From these rulings, it can be inferred that the courts steadfastly held to the source principle in Philippine income taxation, which contemplates the idea that an alien is subject to Philippine tax if he or she derives income from sources within the Philippines. This is not at all contradictory to the subject of tax on GPB because the situs of taxation is still the primary consideration. In case of airlines with landing rights in the Philippines, the determination of the situs of taxation is the service which is provided in the Philippines, i.e., the carriage of persons or cargo from the Philippines. For offline carriers, on the other hand, the determination of the status of tax is the place of sale of tickets, such that if the tickets are sold in the Philippines, the income from these sales is subject to tax.

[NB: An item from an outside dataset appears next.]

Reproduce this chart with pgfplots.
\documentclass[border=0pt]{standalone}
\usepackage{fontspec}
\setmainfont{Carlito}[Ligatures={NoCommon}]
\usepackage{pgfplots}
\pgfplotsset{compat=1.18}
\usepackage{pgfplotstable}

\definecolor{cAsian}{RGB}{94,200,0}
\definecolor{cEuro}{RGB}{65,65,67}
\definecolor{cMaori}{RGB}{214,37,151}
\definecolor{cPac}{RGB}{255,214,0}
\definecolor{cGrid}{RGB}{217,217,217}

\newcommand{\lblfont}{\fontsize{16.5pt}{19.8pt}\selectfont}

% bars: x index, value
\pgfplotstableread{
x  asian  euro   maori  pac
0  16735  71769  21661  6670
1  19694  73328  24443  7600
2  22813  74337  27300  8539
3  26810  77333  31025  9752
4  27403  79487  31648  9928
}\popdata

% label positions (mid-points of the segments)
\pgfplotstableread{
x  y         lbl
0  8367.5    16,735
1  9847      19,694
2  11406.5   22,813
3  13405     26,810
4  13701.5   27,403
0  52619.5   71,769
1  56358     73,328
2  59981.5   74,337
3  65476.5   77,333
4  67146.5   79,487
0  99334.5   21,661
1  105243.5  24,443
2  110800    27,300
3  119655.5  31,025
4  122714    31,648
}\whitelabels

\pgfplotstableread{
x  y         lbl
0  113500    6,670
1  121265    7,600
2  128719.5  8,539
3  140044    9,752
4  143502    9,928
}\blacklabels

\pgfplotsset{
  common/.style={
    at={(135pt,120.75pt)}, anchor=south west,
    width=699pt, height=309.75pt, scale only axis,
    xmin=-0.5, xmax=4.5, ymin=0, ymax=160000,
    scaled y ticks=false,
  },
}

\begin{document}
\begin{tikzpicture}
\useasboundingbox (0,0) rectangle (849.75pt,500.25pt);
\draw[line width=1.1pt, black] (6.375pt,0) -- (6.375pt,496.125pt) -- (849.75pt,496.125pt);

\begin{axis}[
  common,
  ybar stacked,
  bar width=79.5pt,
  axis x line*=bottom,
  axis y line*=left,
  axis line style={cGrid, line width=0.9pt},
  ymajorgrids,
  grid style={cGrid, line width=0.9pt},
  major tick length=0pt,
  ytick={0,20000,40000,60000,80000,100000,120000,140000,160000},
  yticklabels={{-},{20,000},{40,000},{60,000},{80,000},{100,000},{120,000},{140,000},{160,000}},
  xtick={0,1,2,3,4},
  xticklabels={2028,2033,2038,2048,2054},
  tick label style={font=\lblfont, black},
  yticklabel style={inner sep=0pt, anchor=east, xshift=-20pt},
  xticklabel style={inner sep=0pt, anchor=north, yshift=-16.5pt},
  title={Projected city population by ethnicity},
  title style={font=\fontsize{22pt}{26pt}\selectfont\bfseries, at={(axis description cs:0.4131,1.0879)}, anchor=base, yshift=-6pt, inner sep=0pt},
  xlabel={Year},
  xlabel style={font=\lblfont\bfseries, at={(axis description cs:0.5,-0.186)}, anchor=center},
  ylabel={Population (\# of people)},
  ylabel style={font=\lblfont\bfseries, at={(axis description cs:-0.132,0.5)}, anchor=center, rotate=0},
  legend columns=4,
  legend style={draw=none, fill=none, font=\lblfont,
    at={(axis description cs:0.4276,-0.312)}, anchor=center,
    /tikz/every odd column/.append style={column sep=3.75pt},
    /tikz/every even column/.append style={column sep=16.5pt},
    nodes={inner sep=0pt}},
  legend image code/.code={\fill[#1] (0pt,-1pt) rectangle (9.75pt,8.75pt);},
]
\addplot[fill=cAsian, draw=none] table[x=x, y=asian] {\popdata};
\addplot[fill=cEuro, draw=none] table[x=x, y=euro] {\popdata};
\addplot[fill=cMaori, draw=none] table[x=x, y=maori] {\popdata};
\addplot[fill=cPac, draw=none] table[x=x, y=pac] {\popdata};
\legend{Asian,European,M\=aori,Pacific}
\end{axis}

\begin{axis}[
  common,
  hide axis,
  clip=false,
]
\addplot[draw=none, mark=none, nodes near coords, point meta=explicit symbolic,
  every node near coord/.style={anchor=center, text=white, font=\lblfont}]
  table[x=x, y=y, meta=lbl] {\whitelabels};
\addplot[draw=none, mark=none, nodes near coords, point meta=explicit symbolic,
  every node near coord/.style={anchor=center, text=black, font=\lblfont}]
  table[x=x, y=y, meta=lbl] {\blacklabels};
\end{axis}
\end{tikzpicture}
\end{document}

International airlines that will take advantage of Government’s pocket open skies policy will be subject to the GPB tax regime since they would carry passengers from domestic locations and fly them to international destinations.
Now that the Supreme Court has clarified the rules on the taxability of foreign carriers, the willingness to open the market to cross-border investments could very well result in more revenues for Government, increased participation of foreign players and improved services from local airlines at competitive prices that will benefit the flying public.